**Written instruction**: Pick out the lines below with "page" and list them.

**Source excerpt**:
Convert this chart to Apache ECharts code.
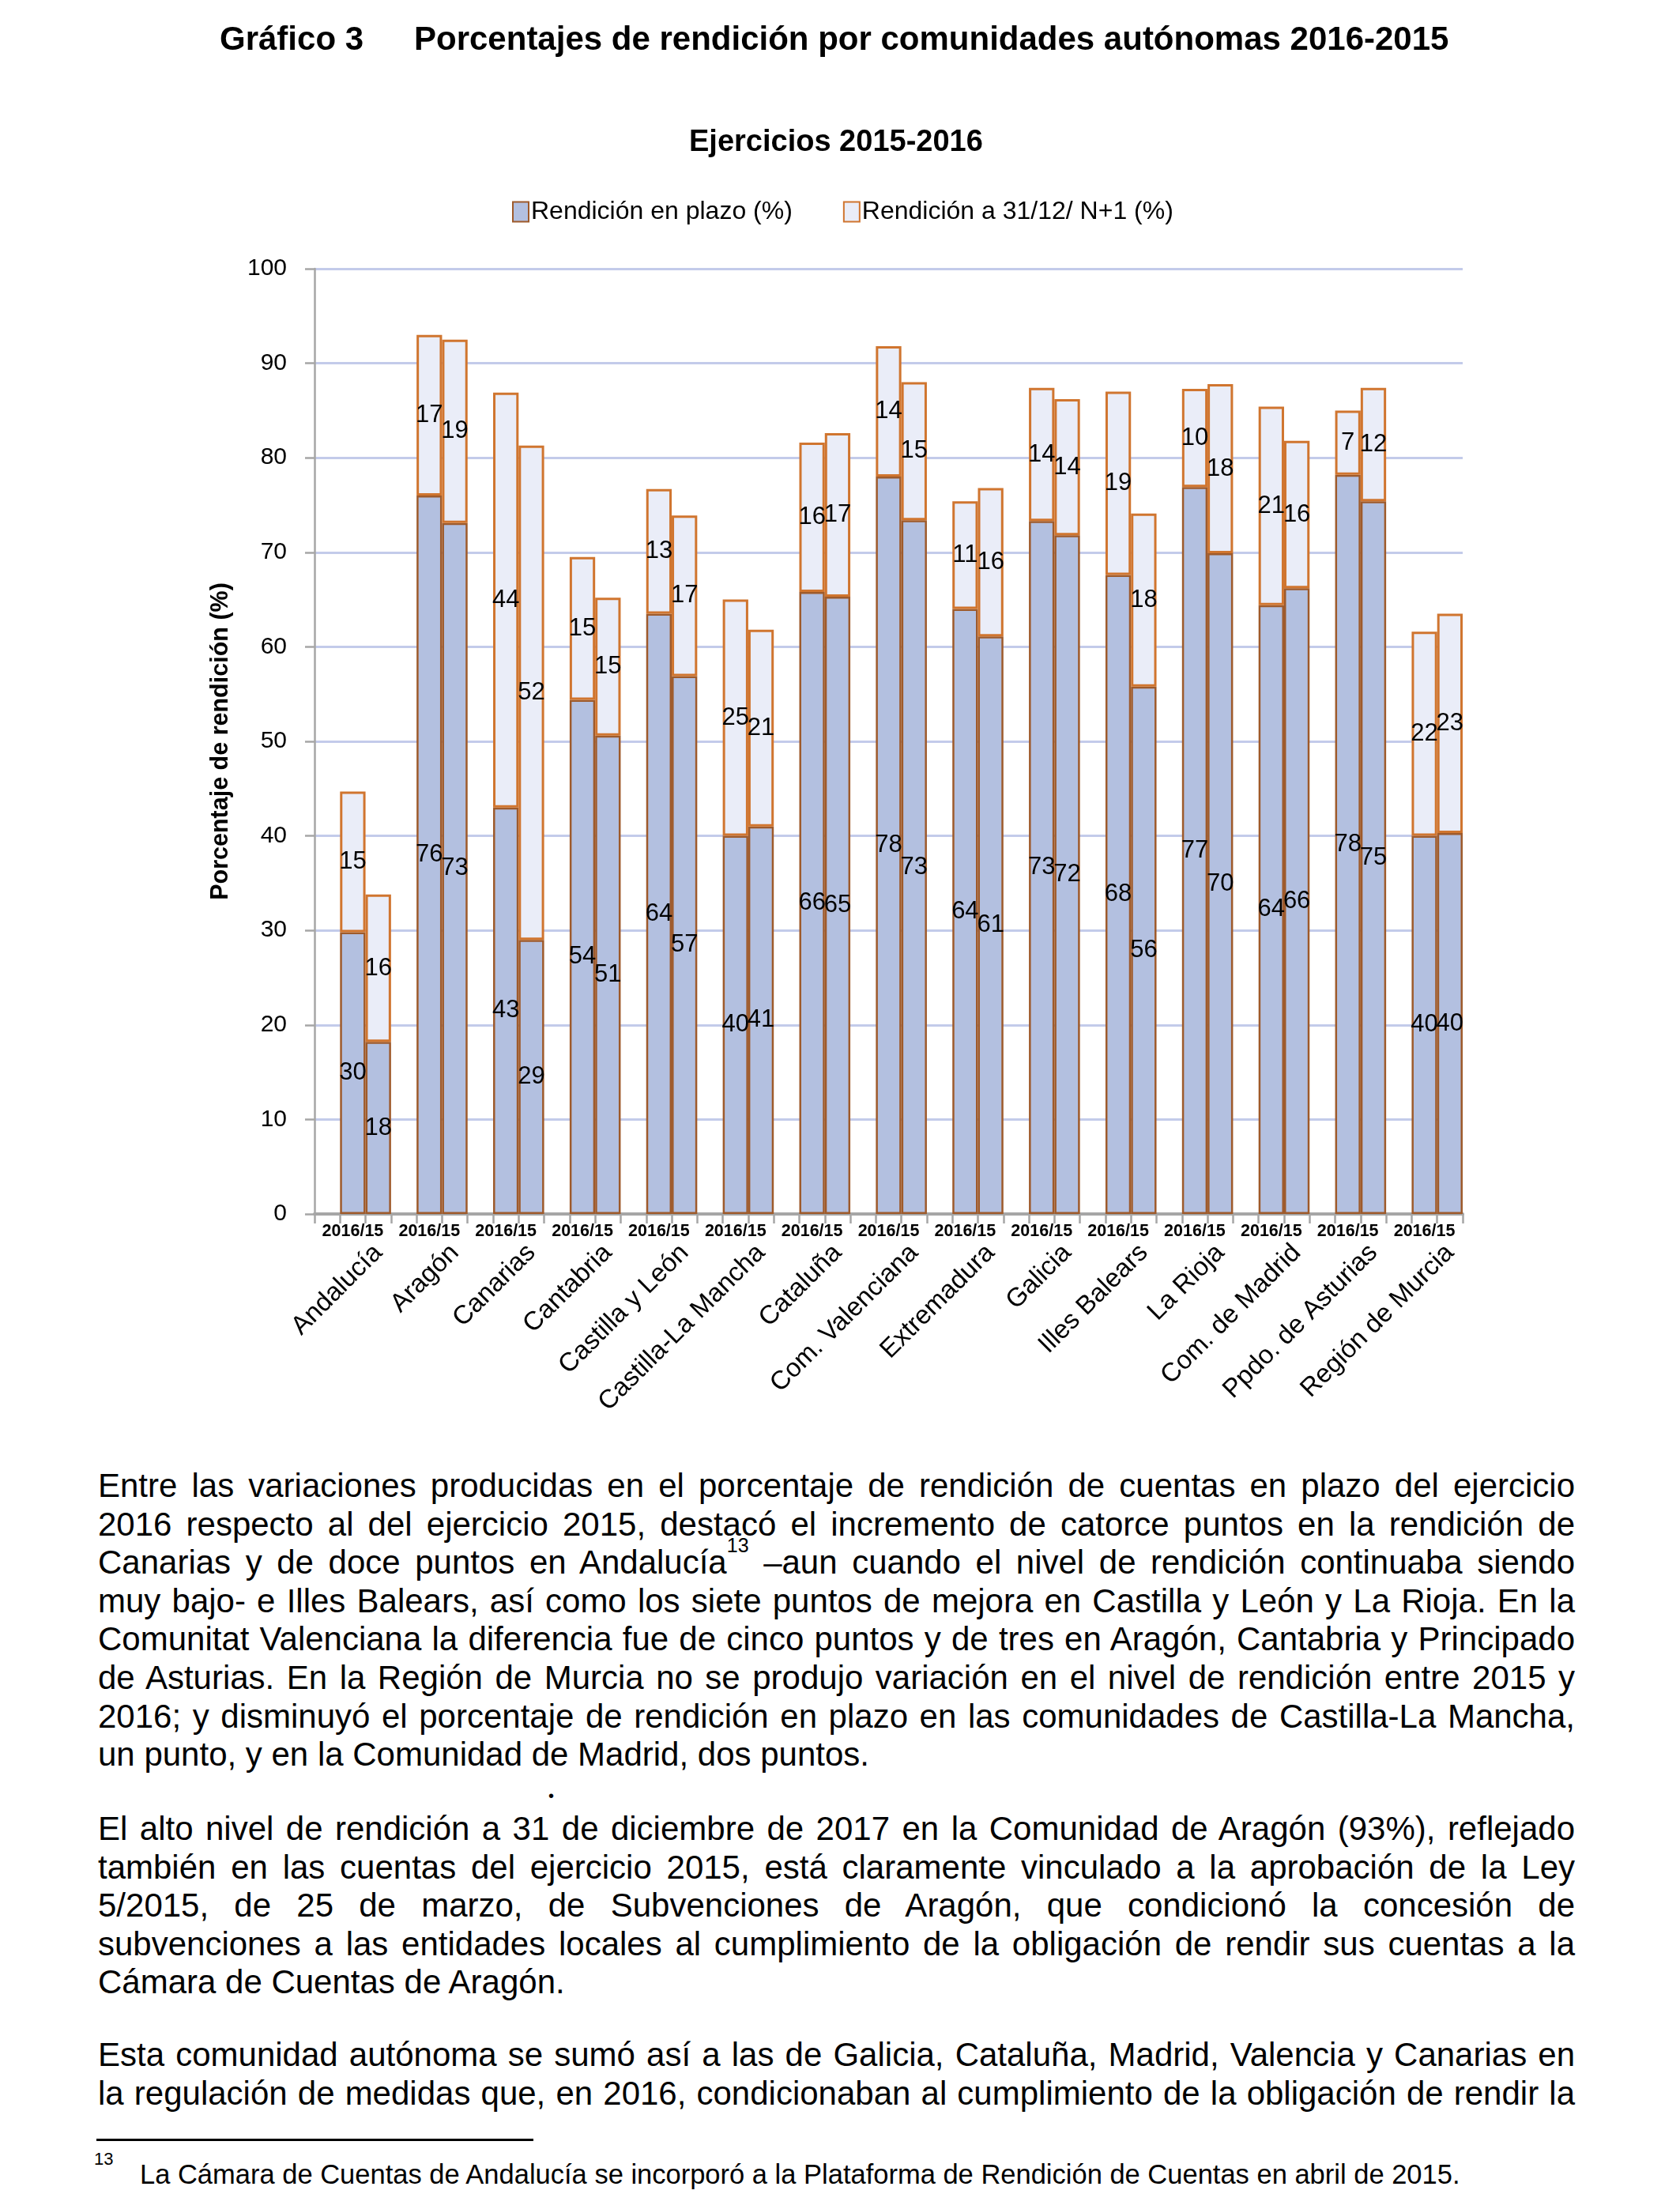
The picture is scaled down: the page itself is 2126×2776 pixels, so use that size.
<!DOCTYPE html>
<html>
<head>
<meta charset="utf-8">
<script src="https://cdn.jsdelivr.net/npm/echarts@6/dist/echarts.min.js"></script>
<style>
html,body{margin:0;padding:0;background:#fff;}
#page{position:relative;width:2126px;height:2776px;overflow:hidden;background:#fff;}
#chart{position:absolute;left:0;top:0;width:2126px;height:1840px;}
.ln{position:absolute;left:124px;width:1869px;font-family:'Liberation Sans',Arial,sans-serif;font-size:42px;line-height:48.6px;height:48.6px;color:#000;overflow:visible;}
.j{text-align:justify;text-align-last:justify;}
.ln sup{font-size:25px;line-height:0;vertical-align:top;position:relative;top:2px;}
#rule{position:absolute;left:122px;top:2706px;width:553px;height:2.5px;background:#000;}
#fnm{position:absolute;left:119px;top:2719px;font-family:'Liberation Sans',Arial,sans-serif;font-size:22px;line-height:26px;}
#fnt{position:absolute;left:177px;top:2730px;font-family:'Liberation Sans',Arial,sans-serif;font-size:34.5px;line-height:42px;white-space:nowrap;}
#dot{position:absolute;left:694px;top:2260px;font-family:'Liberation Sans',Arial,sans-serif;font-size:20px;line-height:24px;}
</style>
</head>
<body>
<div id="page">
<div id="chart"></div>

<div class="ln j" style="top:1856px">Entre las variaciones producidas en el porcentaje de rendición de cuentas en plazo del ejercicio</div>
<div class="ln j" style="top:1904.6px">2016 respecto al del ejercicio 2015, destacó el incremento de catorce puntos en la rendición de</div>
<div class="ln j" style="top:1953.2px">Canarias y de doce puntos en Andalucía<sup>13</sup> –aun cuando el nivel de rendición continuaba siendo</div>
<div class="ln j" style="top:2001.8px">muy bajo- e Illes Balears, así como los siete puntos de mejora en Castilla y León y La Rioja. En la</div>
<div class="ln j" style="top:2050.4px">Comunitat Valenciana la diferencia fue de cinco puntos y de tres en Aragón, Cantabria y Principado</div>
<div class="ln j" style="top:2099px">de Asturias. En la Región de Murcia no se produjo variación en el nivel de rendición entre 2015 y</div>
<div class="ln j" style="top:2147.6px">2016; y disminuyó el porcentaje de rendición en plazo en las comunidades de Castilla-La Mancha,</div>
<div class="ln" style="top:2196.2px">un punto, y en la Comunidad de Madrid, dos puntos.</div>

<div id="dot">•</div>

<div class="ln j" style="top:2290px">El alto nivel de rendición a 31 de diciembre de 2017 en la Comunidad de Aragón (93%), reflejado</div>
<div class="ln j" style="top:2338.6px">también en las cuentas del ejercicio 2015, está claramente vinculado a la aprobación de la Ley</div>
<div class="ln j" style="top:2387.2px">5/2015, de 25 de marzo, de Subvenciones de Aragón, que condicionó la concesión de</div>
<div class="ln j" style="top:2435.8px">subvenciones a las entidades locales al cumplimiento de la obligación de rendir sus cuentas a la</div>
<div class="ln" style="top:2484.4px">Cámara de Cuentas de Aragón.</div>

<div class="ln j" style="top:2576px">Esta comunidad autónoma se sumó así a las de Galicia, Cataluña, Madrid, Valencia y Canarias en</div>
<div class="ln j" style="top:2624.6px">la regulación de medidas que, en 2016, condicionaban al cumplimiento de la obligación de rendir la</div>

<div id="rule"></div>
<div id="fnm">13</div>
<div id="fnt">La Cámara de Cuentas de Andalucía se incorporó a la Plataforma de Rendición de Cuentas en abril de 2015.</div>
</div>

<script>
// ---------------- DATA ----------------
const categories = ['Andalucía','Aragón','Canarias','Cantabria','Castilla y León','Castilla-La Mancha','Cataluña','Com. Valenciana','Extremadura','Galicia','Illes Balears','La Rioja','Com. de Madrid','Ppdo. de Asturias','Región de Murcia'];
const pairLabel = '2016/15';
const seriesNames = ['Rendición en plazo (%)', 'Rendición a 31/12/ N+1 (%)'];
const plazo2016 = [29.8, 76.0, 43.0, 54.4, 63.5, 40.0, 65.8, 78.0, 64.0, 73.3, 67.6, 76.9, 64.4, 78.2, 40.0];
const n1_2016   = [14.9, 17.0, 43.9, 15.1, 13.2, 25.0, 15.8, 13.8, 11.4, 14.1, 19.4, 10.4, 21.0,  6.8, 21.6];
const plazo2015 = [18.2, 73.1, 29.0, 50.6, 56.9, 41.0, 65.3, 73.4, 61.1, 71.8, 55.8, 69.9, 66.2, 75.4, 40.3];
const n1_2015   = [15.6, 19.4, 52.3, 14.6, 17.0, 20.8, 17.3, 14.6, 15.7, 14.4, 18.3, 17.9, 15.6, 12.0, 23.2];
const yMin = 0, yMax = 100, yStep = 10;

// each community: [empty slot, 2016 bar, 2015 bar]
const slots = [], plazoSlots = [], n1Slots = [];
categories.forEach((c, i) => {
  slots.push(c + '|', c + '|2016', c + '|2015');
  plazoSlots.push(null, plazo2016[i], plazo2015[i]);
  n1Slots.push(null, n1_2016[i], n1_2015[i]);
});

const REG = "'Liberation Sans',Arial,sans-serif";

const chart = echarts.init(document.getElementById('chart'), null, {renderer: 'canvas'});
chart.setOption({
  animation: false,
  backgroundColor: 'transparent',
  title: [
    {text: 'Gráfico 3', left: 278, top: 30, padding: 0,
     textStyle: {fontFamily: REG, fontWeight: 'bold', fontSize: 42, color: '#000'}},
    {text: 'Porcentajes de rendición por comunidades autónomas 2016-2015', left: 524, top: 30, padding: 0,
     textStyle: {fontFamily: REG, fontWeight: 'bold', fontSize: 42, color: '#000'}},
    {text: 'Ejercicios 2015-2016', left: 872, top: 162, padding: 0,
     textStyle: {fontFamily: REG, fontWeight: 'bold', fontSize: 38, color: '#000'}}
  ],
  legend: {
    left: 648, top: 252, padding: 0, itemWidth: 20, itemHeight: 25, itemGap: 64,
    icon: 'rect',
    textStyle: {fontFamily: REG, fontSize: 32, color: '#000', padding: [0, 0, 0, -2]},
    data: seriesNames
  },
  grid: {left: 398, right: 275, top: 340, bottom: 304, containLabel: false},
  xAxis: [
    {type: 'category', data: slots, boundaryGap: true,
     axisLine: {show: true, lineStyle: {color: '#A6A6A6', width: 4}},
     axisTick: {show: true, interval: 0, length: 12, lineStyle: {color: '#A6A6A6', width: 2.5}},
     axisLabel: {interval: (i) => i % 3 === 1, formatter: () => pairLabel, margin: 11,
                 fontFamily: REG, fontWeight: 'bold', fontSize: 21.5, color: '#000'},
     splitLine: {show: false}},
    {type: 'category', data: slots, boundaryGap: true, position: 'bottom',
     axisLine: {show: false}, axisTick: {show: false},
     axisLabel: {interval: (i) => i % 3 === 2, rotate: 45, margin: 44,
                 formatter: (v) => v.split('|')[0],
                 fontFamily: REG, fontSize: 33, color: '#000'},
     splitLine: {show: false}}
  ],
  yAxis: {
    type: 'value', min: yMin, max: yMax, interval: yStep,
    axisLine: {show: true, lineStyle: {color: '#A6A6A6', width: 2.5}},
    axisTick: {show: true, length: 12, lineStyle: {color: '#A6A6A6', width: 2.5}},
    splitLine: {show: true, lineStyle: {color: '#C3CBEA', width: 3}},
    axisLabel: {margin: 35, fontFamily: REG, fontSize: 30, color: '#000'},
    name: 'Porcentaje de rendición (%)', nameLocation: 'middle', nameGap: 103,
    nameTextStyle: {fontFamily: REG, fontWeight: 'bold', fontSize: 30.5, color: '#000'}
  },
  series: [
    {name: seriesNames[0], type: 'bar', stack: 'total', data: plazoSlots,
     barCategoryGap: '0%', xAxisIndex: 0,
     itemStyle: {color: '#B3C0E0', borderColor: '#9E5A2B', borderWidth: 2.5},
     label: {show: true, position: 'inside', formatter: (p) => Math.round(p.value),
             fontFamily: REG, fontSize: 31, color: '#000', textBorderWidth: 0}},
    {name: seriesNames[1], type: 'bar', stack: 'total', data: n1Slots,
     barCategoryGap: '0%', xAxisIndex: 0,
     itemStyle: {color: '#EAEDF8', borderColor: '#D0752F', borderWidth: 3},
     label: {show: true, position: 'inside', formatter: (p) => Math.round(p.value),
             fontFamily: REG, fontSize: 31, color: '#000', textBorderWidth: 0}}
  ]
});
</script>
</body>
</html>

**Solution to this exercise**:
The picture is scaled down: the page itself is 2126×2776 pixels, so use that size.
#page{position:relative;width:2126px;height:2776px;overflow:hidden;background:#fff;}
<div id="page">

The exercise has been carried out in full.